Hygienepranger oder Veröffentlichung lebensmittelrechtlicher Verstöße durch Kontrollbehörden

07. Mrz 2024

Hygienepranger oder Veröffentlichung lebensmittelrechtlicher Verstöße durch Kontrollbehörden

§ 40 Abs. 1a LFGB verpflichtet die Überwachungsbehörden, die Öffentlichkeit über bestimmte lebensmittelrechtliche Verstöße unter Nennung des betroffenen Lebensmittels und des Unternehmens unverzüglich zu informieren.
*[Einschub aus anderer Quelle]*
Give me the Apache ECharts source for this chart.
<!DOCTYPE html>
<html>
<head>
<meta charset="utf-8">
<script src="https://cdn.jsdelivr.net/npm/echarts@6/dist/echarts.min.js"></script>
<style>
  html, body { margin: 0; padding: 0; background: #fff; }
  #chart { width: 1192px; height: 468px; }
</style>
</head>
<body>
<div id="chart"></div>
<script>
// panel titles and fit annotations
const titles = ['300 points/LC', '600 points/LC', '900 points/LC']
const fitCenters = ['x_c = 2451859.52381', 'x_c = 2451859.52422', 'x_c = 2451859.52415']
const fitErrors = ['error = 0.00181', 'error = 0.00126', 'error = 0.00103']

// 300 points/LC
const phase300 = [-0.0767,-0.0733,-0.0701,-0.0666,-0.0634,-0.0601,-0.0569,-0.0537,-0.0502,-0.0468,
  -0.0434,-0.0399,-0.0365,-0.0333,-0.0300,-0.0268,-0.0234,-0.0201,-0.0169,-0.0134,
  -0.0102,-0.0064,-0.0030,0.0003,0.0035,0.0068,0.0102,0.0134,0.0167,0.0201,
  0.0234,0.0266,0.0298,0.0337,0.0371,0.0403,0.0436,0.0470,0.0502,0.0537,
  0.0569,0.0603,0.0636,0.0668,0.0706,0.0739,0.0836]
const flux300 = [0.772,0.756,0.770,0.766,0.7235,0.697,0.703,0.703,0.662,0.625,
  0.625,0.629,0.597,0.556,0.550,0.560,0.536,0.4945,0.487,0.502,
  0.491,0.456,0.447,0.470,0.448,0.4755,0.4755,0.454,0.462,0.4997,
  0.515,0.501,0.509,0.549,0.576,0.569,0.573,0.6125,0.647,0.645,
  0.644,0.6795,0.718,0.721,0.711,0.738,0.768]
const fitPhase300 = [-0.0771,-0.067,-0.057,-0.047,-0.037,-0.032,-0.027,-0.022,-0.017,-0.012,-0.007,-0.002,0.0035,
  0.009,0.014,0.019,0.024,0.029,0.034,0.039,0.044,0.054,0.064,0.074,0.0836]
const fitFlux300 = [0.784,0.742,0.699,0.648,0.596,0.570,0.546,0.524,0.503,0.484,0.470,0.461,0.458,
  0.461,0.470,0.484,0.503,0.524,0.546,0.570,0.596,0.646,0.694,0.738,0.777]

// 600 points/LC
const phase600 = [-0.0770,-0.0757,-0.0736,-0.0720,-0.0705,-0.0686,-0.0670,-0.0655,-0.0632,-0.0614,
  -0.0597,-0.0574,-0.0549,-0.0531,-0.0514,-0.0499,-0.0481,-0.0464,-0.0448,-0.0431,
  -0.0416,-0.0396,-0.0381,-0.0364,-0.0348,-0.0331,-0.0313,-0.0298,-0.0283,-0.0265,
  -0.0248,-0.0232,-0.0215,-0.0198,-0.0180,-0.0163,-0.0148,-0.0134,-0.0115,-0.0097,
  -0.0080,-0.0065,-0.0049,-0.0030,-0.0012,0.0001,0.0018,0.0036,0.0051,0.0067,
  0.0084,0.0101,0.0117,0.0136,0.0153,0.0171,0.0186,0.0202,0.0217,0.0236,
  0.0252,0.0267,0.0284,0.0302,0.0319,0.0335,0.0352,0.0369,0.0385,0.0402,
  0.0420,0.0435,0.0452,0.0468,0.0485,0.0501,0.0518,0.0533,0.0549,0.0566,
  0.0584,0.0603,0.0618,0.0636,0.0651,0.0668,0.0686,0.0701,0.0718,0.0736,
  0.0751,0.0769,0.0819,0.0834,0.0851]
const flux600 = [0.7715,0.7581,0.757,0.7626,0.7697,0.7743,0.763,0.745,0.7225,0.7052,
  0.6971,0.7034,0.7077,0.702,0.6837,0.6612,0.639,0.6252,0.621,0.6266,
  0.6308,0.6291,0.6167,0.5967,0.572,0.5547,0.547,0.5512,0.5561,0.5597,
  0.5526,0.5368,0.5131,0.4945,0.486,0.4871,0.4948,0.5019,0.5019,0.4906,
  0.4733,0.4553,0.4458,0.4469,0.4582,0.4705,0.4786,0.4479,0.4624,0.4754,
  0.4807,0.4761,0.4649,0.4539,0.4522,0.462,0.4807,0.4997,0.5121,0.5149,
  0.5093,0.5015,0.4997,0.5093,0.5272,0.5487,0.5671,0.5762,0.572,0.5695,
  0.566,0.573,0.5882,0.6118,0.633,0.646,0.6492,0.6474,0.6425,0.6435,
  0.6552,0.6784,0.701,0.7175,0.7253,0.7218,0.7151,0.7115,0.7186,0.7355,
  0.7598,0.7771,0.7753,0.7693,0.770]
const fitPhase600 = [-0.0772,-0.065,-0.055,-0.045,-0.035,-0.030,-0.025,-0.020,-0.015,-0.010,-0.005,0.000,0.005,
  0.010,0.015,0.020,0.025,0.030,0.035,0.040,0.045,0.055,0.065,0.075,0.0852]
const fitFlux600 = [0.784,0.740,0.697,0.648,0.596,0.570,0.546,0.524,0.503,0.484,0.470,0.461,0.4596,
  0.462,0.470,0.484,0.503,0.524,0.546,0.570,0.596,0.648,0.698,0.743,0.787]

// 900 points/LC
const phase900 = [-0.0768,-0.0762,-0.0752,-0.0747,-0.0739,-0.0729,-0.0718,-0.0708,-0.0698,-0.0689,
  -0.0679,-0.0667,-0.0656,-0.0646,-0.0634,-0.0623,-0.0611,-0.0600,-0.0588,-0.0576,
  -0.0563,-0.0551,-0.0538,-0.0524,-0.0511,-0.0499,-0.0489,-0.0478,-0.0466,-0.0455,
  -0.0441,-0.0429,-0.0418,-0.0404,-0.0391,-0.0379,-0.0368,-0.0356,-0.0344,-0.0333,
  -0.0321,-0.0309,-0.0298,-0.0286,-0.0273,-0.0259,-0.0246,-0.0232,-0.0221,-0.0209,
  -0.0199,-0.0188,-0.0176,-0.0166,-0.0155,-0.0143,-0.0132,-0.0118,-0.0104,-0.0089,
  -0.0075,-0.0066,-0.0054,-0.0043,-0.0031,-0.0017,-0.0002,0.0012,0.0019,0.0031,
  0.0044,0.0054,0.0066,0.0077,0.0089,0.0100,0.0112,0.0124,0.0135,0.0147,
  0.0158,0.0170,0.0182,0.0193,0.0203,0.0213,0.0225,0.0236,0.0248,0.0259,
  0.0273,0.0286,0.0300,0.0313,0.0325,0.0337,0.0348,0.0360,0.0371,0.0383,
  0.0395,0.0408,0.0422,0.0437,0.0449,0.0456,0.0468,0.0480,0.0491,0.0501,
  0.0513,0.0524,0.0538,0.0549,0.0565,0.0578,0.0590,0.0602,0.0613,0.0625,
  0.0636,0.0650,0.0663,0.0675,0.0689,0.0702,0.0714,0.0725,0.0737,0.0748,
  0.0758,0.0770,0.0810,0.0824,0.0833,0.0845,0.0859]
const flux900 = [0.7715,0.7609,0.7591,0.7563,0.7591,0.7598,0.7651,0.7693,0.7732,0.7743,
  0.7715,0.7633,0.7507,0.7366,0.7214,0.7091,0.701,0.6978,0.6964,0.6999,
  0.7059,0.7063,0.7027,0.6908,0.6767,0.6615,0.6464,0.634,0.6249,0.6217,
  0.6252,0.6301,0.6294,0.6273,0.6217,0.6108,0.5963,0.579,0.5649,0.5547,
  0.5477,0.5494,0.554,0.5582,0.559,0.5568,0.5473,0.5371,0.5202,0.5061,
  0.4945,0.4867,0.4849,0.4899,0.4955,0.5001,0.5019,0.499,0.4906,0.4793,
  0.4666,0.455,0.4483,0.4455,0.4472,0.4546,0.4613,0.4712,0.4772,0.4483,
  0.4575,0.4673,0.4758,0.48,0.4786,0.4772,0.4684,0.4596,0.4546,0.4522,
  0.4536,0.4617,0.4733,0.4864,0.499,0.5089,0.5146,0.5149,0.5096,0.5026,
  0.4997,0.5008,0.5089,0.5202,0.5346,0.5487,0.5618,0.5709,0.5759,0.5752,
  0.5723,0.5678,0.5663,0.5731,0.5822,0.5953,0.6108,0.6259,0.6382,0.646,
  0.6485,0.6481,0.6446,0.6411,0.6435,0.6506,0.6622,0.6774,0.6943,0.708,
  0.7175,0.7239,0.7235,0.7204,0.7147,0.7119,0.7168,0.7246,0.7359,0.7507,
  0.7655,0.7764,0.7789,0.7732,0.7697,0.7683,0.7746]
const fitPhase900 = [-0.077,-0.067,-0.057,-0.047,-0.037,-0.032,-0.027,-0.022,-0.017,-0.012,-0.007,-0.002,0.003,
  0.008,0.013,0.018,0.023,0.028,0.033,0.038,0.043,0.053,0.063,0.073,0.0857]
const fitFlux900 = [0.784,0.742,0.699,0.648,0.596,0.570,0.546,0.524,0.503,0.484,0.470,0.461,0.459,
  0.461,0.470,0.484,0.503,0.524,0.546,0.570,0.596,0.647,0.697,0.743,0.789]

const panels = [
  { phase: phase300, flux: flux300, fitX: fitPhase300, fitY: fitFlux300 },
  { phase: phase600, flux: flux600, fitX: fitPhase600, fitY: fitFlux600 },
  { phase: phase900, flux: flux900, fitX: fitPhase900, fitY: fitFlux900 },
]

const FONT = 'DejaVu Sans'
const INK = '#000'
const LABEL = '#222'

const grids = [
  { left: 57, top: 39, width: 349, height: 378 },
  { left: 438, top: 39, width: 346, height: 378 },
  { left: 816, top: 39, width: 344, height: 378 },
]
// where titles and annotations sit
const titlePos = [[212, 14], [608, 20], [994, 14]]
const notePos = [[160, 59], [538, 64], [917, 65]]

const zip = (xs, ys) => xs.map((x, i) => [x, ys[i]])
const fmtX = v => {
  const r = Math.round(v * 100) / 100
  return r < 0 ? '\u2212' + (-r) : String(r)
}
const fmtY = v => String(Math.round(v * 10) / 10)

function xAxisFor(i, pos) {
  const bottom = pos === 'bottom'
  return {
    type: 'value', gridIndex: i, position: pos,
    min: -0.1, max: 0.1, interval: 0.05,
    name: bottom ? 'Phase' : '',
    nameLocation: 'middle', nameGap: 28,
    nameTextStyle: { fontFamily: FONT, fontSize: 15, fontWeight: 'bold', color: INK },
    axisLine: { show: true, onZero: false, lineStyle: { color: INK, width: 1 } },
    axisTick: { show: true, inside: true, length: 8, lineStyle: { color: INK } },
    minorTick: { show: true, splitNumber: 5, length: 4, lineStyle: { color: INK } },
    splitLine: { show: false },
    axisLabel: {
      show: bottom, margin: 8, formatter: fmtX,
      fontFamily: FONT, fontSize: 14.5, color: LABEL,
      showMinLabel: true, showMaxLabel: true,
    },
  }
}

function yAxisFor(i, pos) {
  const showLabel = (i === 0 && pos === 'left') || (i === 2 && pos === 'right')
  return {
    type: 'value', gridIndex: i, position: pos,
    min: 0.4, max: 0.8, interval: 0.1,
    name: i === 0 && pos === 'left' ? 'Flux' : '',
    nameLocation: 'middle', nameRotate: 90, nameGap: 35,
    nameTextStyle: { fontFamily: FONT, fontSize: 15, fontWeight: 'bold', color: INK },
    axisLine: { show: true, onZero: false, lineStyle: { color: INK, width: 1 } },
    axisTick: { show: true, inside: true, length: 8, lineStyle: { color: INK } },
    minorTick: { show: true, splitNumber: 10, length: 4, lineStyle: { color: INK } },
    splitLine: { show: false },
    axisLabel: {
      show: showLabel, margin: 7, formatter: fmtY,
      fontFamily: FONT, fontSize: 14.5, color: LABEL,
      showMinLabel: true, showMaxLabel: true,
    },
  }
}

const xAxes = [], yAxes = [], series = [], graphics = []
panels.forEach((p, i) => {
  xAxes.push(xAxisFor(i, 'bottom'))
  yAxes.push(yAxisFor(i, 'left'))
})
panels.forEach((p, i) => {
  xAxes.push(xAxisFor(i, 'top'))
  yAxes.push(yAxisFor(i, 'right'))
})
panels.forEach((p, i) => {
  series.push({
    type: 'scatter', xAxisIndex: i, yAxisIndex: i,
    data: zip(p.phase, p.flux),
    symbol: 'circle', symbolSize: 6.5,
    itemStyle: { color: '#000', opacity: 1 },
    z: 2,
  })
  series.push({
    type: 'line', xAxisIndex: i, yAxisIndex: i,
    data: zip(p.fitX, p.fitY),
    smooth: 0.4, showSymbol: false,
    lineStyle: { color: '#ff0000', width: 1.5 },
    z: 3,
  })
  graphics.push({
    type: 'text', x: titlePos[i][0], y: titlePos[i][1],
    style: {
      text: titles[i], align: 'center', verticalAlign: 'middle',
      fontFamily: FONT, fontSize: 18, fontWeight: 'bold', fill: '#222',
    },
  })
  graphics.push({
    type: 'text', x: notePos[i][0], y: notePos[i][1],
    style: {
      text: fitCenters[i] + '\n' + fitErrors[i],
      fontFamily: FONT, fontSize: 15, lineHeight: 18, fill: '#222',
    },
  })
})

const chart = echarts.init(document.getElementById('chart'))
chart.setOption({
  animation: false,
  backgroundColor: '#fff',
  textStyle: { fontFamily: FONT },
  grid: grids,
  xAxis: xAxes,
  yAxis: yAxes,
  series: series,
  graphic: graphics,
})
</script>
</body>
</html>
Dafür genügt es, wenn ein hinreichend begründeter Verdacht besteht, dass

  • Grenzwerte oder gesetzlich festgeschriebene Höchstmengen überschritten worden sind;
  • ein nicht zugelassener oder verbotener Stoff ins Lebensmittel gelangt ist oder
  • gegen sonstige Vorschriften, die dem Schutz der Verbraucher vor Gesundheitsgefährdungen oder vor Täuschung oder der Einhaltung hygienischer Anforderungen dienen, in nicht nur unerheblichem Ausmaß oder wiederholt verstoßen worden ist und die Verhängung eines Bußgeldes von mindestens dreihundertfünfzig Euro zu erwarten ist oder eine Sanktionierung wegen einer Straftat zu erwarten ist und deswegen gemäß § 41 des Gesetzes über Ordnungswidrigkeiten eine Abgabe an die Staatsanwaltschaft erfolgt ist.

Gut zu wissen:

  1. Die Behörde hat kein Ermessen, wenn die Voraussetzungen der Norm erfüllt sind, muss sie die Öffentlichkeit informieren.
  1. unverzüglich“ meint, dass zwischen Probennahme und Veröffentlichung nicht mehr als 3 Monate liegen sollten (VG München, Beschluss v. 24.04.2023 – M 26b E 23.1528 – Veröffentlichung nach 4 1/2 Monaten nicht mehr unverzüglich)
  1. Zur Frage, ob tatsächlich eine Sanktionierung des Unternehmens wegen des Verstoßes zu erwarten ist, muss die Behörde ausreichend ermitteln, das OVG Niedersachsen, Beschluss v. 22.02.2023 – 14 ME 357/22 – hat dies hier verneint und die Veröffentlichung gestoppt.
  1. Im Rahmen der Veröffentlichung ist das betroffene Lebensmittel hinreichend konkret zu bezeichnen. Formulierungen wie „Überschreitung der zulässigen Höchsttemperaturen bei Rind- und Geflügelfleisch“ und unhygienische Zustände bei „z.B. Fleischzubereitungen“ sind nicht konkret genug. Der Verbraucher soll durch die staatliche Information aber erkennen können, welches Lebensmittel (vorliegend: Dönerspieße) betroffen ist, VG Berlin, Beschluss v. 02.02.2023 – 14 L 1272/22.
  1. § 40 Abs. 1a LFGB erfasst nur Verstöße gegen hygienische Anforderungen, die sich einem konkreten Lebensmittel zuordnen lassen. „Mängel bei der Betriebshygiene“ bzw. „unhygienische Zustände“ bei sämtlichen Lebensmitteln des Betriebs sind mangels Zuordnung zu einem konkreten Lebensmittel nicht zu veröffentlichen, VG München, Beschluss v. 06.04.2023 – M 26b E 23.186.
  1. Ungeklärte Rechtsfragen dürfen nicht zum Gegenstand einer Veröffentlichung gemacht werden, nur wenn die Novel-Food-Eigenschaft eines Lebensmittels (hier Maqui-Beeren-Extrakt) zweifelsfrei feststeht, kann von einem nicht zugelassenen oder verbotenen Stoff ausgegangen werden, so VGH München, Beschluss v. 11.05.2023 – 20 CE 23.626

Die Veröffentlichung nach § 40 Abs. 1a LFGB stellt einen massiven Eingriff in verfassungsrechtlich geschützte Rechtspositionen dar. Sie berührt zwar die Berufsfreiheit nicht unmittelbar, kommt aber einem Eingriff in die Berufsfreiheit in ihrer Wirkung gleich, vgl. BVerfG, Beschluss vom 21. März 2018 – 1 BvF. Die tatbestandlichen Anforderungen des § 40 LFGB sind daher eng auszulegen.